━━ Stored data ━━

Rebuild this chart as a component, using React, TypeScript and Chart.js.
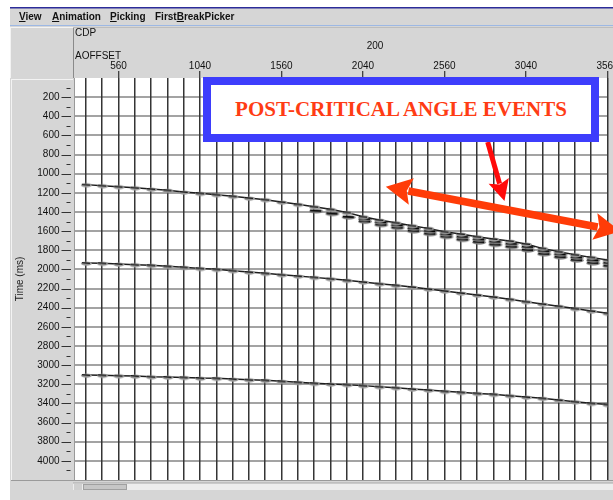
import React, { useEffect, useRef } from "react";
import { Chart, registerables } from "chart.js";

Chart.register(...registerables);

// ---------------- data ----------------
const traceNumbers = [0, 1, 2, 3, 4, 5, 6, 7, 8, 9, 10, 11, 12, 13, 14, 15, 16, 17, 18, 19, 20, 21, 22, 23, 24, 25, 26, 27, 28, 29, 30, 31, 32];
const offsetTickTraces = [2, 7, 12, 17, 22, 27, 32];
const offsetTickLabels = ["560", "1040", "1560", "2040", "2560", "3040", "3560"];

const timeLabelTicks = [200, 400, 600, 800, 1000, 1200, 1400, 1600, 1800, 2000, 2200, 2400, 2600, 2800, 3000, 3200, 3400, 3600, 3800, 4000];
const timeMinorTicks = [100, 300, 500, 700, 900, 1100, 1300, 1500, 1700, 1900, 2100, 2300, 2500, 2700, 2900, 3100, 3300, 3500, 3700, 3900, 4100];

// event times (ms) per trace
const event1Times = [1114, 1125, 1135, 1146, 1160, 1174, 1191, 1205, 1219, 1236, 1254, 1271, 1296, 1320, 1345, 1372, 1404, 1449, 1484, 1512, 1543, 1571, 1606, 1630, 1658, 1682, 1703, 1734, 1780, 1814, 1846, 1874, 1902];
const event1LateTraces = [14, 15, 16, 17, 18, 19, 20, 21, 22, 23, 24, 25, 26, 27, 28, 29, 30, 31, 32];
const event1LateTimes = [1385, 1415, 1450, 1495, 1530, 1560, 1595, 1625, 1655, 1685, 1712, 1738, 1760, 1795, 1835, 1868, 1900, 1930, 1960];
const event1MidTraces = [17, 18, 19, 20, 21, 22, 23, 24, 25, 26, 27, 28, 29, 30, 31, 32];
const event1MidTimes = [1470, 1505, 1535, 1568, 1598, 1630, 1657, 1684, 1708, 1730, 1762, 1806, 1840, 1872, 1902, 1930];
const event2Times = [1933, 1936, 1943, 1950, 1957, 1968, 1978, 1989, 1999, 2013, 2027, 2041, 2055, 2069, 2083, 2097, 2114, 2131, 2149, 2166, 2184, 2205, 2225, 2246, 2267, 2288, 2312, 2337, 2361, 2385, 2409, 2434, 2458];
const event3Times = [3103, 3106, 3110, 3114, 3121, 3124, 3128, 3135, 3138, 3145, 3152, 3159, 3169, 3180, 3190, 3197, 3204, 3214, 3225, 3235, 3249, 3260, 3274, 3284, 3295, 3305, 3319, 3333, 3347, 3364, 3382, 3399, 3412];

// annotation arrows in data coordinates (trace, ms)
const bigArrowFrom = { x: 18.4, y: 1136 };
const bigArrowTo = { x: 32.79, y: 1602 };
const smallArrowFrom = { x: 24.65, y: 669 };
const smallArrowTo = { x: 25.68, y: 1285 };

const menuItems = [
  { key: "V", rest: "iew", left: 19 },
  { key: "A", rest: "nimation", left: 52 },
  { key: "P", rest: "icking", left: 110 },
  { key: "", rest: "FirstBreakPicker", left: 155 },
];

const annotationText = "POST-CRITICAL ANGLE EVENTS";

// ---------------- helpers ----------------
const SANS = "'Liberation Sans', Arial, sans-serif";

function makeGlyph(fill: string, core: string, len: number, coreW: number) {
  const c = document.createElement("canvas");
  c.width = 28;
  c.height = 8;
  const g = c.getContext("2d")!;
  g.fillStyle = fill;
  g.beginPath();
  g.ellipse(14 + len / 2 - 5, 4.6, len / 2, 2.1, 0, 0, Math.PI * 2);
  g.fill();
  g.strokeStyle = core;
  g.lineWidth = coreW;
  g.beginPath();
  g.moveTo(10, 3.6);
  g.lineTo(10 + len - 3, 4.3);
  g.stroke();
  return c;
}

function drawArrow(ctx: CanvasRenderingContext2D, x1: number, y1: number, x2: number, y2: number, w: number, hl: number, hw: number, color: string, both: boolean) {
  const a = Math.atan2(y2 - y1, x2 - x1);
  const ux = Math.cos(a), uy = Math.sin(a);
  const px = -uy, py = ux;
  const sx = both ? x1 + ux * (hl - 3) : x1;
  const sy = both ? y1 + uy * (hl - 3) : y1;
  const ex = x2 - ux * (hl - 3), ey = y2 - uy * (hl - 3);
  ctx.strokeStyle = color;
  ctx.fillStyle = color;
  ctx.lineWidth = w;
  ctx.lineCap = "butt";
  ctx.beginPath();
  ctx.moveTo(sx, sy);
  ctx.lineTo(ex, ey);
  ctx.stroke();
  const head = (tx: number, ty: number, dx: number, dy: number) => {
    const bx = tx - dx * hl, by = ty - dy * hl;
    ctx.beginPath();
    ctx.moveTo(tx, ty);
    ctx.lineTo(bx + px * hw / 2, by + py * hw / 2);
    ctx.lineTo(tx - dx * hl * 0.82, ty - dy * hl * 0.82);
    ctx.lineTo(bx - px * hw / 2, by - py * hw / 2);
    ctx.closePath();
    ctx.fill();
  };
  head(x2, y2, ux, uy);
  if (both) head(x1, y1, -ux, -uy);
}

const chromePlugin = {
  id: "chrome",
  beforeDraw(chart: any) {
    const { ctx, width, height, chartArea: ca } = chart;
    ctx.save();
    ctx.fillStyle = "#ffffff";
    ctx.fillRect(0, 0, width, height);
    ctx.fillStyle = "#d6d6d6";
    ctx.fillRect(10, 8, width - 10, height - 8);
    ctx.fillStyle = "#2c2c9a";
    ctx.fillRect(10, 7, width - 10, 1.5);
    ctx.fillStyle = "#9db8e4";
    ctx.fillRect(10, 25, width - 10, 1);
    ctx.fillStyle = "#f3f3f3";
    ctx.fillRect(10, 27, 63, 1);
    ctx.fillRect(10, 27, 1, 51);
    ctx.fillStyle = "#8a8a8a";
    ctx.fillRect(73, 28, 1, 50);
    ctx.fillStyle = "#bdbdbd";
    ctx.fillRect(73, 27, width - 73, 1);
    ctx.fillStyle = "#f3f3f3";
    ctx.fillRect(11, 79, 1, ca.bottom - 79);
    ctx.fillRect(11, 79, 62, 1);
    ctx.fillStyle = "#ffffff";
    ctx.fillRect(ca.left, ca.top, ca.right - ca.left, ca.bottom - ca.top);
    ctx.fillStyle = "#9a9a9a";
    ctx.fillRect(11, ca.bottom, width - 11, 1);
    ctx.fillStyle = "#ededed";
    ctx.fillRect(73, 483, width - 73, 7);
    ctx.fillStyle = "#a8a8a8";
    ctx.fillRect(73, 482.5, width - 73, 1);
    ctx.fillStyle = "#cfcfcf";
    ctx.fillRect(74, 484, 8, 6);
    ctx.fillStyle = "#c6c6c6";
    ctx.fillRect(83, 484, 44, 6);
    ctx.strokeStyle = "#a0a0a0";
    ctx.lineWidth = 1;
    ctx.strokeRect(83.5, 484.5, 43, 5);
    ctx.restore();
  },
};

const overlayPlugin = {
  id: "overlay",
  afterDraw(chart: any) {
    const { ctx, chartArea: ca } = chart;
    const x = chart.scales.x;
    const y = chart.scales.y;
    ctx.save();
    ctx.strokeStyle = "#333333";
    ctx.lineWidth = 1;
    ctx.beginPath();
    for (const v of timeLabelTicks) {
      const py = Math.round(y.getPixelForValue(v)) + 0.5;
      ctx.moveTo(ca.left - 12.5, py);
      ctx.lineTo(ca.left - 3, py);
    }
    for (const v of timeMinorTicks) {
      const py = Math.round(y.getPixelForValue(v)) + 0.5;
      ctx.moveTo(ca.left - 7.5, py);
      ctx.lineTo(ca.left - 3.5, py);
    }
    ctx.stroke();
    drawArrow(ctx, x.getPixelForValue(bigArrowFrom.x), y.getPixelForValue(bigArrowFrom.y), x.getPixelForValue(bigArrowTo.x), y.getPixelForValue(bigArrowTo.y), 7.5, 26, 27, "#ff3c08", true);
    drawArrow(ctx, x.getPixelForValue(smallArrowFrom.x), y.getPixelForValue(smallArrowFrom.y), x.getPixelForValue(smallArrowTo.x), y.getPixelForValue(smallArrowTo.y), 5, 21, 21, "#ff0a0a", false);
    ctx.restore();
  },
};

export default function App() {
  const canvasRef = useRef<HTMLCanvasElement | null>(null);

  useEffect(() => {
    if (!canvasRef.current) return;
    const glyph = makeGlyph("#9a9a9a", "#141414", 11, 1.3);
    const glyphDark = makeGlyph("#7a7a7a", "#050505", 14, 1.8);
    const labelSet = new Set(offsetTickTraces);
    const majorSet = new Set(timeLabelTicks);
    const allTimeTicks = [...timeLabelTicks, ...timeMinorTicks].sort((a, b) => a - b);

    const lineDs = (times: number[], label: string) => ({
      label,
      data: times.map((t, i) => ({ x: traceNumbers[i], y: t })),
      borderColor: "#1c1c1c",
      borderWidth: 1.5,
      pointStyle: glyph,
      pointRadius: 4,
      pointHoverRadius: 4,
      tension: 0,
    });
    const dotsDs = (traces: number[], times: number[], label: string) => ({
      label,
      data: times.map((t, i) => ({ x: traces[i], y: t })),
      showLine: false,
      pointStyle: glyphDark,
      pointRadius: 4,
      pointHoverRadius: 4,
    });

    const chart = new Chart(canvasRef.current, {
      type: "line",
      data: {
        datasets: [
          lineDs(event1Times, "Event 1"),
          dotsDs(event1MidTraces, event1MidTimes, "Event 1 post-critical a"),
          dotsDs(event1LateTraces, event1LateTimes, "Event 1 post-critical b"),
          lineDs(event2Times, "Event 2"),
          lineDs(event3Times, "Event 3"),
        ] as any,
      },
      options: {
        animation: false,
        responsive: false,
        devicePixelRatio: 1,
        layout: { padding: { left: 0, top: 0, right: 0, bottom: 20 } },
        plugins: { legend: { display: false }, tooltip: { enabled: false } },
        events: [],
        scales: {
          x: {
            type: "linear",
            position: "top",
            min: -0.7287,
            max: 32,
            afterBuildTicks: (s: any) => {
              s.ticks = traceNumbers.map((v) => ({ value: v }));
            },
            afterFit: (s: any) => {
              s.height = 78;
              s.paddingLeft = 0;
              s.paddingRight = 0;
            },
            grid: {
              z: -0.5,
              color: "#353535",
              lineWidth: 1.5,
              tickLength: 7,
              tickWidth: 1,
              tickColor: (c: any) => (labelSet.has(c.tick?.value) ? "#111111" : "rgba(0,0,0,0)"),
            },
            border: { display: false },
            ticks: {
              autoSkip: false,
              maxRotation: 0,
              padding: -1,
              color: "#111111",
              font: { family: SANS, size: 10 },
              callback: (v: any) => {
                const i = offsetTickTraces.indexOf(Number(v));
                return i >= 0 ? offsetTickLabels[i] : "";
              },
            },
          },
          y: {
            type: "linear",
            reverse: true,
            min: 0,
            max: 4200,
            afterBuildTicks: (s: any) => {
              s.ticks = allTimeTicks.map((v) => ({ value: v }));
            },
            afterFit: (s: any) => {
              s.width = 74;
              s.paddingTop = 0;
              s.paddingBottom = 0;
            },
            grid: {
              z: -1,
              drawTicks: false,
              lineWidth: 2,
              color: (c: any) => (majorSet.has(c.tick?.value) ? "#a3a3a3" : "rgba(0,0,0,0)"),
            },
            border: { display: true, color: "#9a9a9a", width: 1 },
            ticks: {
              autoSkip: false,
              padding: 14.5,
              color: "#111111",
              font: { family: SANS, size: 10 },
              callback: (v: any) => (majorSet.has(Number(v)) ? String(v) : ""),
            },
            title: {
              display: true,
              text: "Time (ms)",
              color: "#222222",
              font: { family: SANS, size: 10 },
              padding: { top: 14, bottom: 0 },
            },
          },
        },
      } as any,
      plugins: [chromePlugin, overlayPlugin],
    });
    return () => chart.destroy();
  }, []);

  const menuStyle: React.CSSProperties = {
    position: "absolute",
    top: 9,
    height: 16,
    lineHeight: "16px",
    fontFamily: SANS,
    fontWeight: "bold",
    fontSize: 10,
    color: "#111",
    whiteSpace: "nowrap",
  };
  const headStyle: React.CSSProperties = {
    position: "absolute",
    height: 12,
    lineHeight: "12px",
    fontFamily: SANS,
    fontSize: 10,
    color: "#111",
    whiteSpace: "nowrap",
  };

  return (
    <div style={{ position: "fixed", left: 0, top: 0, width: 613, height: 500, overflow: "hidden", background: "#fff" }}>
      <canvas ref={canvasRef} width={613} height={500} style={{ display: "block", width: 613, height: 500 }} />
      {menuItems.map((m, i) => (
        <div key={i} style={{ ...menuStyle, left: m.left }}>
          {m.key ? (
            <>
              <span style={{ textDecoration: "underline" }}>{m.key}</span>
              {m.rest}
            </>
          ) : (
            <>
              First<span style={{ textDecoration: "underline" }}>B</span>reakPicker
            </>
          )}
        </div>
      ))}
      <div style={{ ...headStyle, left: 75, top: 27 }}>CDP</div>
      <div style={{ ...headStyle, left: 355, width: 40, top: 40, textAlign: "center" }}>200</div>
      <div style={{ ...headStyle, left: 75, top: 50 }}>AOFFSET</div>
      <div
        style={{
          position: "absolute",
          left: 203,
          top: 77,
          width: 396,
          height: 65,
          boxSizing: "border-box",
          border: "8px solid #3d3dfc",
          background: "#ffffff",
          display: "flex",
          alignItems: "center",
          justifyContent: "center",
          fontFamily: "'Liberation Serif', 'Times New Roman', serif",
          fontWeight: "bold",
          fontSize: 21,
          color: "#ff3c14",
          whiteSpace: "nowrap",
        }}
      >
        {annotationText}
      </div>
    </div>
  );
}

━━━

- _Short task_: Output exactly the span of lines from the top of the listing through the line holding "3700, 3900, 4100];", and leave every picture out.

- _Solution to the exercise_:
Rebuild this chart as a component, using React, TypeScript and Chart.js.
import React, { useEffect, useRef } from "react";
import { Chart, registerables } from "chart.js";

Chart.register(...registerables);

// ---------------- data ----------------
const traceNumbers = [0, 1, 2, 3, 4, 5, 6, 7, 8, 9, 10, 11, 12, 13, 14, 15, 16, 17, 18, 19, 20, 21, 22, 23, 24, 25, 26, 27, 28, 29, 30, 31, 32];
const offsetTickTraces = [2, 7, 12, 17, 22, 27, 32];
const offsetTickLabels = ["560", "1040", "1560", "2040", "2560", "3040", "3560"];

const timeLabelTicks = [200, 400, 600, 800, 1000, 1200, 1400, 1600, 1800, 2000, 2200, 2400, 2600, 2800, 3000, 3200, 3400, 3600, 3800, 4000];
const timeMinorTicks = [100, 300, 500, 700, 900, 1100, 1300, 1500, 1700, 1900, 2100, 2300, 2500, 2700, 2900, 3100, 3300, 3500, 3700, 3900, 4100];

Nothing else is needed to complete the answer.